-- Start --

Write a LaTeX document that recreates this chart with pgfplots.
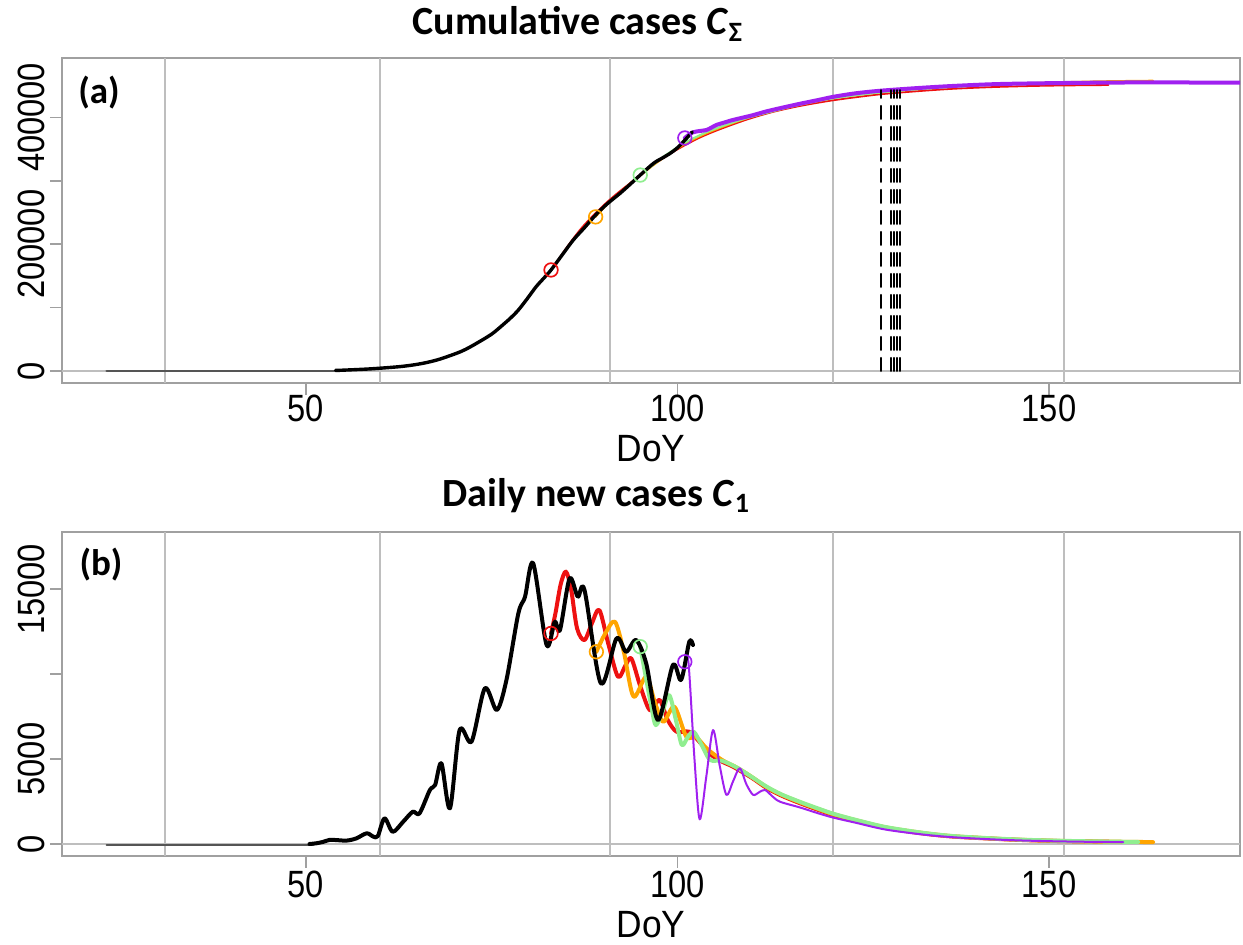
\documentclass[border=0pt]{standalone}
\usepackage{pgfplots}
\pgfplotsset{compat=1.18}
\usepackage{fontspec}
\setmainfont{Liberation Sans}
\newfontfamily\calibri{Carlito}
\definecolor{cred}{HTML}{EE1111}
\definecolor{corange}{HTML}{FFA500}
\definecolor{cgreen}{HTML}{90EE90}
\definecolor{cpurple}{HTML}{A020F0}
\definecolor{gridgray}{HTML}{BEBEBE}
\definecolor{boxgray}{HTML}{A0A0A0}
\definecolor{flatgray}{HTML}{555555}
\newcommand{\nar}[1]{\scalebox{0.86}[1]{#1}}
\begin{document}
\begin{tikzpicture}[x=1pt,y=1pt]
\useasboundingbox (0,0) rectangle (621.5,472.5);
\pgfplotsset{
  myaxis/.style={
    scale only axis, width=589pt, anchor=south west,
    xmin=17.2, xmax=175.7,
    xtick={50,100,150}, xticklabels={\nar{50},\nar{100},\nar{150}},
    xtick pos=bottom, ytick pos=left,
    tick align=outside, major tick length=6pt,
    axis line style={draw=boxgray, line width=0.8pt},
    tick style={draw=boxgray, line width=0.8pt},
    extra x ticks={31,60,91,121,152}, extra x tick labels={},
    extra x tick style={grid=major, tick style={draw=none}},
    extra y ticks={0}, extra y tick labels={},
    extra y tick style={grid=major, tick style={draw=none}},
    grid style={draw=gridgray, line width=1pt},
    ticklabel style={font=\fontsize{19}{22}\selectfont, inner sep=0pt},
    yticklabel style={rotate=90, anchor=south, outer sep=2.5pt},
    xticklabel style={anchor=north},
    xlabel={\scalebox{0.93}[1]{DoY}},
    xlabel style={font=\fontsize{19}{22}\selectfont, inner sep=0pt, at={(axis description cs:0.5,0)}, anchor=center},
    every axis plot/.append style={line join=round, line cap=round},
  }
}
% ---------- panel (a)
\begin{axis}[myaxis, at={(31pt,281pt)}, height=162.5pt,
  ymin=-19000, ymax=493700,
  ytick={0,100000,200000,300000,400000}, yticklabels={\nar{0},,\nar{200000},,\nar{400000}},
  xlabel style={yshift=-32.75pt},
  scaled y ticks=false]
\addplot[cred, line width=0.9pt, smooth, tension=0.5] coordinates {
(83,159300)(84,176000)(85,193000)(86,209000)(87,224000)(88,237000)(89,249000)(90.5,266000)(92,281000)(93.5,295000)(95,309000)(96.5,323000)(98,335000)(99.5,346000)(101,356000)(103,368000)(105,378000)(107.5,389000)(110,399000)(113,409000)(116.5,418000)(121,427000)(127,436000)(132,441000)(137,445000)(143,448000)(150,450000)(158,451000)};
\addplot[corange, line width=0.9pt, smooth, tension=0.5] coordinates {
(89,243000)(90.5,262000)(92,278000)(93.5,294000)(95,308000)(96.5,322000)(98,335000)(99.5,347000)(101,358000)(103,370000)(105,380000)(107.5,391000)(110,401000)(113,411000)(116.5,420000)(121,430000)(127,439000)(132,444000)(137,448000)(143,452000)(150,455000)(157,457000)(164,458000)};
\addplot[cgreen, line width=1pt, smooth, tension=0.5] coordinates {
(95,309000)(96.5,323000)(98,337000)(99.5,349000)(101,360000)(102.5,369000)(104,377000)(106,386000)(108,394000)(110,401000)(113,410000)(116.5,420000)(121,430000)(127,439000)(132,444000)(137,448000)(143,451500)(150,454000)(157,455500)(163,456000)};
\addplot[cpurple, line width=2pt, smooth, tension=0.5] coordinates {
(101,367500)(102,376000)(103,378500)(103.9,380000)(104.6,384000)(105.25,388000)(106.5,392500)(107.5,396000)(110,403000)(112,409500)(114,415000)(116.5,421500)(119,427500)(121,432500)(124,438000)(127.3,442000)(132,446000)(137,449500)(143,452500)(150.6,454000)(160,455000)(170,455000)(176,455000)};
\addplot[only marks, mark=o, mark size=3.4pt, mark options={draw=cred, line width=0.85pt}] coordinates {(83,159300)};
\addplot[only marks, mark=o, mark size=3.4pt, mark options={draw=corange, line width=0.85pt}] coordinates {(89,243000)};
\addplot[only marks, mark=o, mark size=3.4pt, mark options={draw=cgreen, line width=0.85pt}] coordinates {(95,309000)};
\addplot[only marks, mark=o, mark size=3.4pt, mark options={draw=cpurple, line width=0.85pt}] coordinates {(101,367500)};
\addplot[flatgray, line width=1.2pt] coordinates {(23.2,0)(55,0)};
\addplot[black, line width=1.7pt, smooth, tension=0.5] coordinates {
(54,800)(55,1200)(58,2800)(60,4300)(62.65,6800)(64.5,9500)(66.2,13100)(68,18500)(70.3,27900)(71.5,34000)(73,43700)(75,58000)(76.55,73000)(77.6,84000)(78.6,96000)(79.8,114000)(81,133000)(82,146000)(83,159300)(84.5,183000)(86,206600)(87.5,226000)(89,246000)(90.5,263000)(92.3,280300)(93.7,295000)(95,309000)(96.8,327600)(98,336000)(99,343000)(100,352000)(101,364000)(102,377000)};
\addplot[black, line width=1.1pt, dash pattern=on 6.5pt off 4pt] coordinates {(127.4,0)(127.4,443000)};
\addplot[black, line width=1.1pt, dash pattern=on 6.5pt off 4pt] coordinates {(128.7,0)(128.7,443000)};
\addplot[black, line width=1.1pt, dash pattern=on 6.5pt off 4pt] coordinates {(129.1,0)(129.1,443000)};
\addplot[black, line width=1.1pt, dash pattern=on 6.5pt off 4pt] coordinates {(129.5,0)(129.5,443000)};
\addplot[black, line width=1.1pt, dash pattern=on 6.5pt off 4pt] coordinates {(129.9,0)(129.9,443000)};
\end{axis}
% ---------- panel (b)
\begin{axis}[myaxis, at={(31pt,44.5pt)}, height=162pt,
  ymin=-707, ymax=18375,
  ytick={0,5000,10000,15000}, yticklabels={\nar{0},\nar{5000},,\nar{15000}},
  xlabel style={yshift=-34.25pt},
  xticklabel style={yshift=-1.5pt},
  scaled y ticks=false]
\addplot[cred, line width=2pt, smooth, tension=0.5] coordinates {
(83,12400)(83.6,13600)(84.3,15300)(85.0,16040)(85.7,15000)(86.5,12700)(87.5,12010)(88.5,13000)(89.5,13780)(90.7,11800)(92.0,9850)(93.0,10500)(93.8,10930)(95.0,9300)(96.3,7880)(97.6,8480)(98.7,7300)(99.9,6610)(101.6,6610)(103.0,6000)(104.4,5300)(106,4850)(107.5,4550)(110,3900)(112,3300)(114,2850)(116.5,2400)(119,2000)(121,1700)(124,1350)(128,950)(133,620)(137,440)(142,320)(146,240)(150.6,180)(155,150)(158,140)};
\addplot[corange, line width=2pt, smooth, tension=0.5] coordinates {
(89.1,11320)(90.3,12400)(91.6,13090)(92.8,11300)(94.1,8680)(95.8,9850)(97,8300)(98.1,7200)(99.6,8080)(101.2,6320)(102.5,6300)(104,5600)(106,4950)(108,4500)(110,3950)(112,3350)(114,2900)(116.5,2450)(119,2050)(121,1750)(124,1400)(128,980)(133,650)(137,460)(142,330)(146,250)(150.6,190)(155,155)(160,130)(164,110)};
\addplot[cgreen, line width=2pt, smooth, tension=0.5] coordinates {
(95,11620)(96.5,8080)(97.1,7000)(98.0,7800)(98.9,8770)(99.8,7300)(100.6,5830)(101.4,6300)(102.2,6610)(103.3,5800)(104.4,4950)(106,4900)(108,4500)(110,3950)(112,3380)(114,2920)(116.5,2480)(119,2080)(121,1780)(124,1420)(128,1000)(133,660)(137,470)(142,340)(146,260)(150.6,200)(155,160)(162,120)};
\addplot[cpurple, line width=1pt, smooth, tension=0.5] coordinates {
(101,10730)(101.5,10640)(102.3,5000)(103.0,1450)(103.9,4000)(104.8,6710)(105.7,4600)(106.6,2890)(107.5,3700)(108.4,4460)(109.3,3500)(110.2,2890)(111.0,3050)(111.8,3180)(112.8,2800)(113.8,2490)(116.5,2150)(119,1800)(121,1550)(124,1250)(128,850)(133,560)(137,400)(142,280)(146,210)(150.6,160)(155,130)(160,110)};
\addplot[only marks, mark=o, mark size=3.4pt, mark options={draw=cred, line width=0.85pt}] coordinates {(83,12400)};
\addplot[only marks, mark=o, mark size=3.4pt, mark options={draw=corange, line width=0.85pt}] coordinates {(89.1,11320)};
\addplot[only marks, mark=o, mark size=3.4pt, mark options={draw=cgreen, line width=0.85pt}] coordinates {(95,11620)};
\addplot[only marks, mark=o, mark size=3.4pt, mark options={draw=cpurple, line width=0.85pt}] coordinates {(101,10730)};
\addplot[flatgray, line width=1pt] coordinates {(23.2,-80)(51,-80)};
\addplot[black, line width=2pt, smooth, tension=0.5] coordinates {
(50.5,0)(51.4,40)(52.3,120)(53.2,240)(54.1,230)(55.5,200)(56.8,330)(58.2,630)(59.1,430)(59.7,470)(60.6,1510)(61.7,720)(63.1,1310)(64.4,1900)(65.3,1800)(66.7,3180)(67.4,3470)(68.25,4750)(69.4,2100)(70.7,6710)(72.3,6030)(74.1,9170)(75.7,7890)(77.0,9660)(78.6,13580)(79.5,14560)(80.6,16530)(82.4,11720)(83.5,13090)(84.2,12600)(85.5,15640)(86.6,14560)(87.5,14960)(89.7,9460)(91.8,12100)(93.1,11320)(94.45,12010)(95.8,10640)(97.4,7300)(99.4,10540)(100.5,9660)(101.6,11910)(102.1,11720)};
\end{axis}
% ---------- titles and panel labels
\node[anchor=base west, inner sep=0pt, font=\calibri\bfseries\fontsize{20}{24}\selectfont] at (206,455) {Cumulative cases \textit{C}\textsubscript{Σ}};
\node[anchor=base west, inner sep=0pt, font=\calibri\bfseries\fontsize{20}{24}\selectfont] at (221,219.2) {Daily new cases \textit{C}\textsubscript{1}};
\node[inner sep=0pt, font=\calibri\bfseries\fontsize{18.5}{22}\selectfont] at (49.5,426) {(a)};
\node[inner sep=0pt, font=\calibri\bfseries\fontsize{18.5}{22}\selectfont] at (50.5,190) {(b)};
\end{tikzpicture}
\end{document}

-- End --
-- Start --

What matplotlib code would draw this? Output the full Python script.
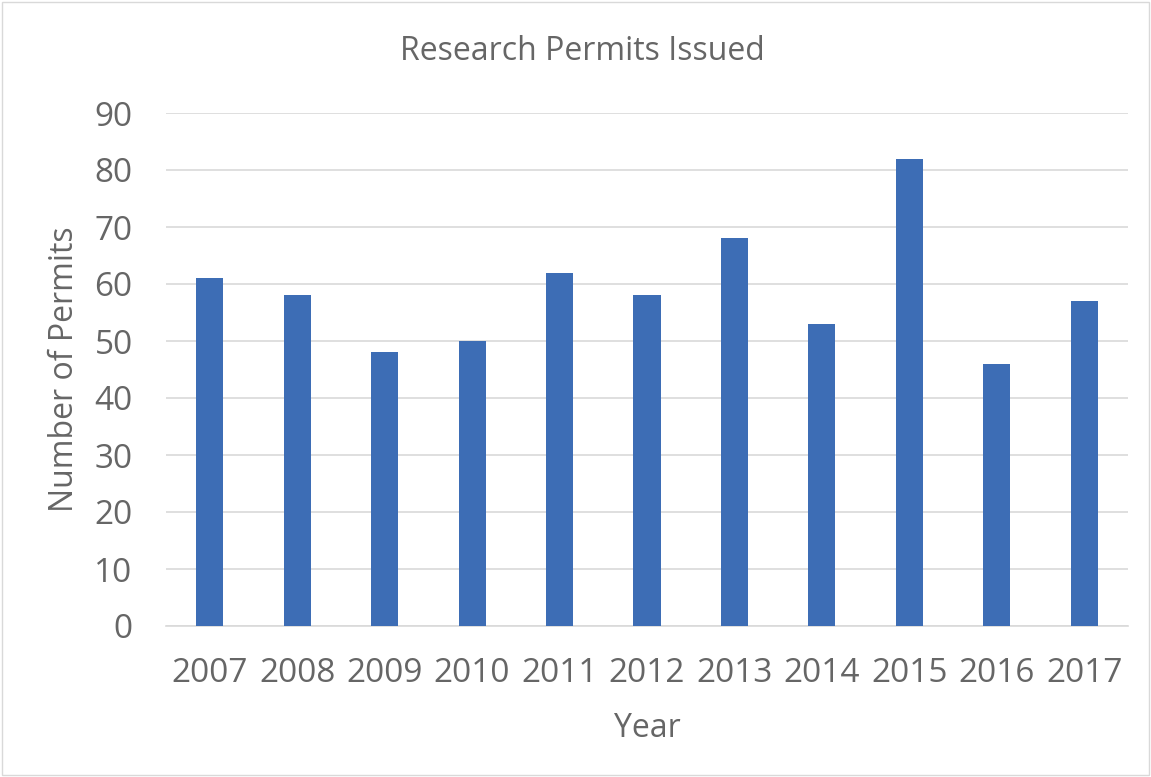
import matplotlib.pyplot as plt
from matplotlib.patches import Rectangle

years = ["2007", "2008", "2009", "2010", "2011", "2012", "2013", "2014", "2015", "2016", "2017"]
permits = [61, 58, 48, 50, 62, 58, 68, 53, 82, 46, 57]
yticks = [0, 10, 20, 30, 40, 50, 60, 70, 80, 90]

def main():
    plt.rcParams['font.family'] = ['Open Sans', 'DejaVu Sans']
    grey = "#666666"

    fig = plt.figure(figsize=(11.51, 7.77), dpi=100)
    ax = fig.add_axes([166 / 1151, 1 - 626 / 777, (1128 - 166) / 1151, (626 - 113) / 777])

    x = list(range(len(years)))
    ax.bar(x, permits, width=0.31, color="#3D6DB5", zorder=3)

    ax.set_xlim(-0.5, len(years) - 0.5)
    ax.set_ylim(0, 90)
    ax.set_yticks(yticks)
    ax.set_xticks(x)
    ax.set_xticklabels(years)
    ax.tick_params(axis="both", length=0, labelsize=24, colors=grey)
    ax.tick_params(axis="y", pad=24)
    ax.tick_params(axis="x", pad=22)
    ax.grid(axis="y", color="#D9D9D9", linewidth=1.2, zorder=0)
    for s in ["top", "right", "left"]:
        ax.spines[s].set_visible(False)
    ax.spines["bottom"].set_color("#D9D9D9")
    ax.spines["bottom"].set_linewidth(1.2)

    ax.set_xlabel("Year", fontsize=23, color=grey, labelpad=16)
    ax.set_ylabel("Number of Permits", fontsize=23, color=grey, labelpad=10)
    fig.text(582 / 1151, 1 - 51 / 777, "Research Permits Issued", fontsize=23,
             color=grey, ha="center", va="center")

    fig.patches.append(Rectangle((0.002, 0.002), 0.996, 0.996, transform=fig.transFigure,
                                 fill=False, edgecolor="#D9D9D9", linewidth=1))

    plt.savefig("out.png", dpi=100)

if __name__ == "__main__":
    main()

-- End --

> _Aim_
Except for the pictures, write out exactly the lines from the line that contains "What matplotlib code" through the line that contains "ax = fig.add_axes([166", including both.

> _Full response_
What matplotlib code would draw this? Output the full Python script.
import matplotlib.pyplot as plt
from matplotlib.patches import Rectangle

years = ["2007", "2008", "2009", "2010", "2011", "2012", "2013", "2014", "2015", "2016", "2017"]
permits = [61, 58, 48, 50, 62, 58, 68, 53, 82, 46, 57]
yticks = [0, 10, 20, 30, 40, 50, 60, 70, 80, 90]

def main():
    plt.rcParams['font.family'] = ['Open Sans', 'DejaVu Sans']
    grey = "#666666"

    fig = plt.figure(figsize=(11.51, 7.77), dpi=100)
    ax = fig.add_axes([166 / 1151, 1 - 626 / 777, (1128 - 166) / 1151, (626 - 113) / 777])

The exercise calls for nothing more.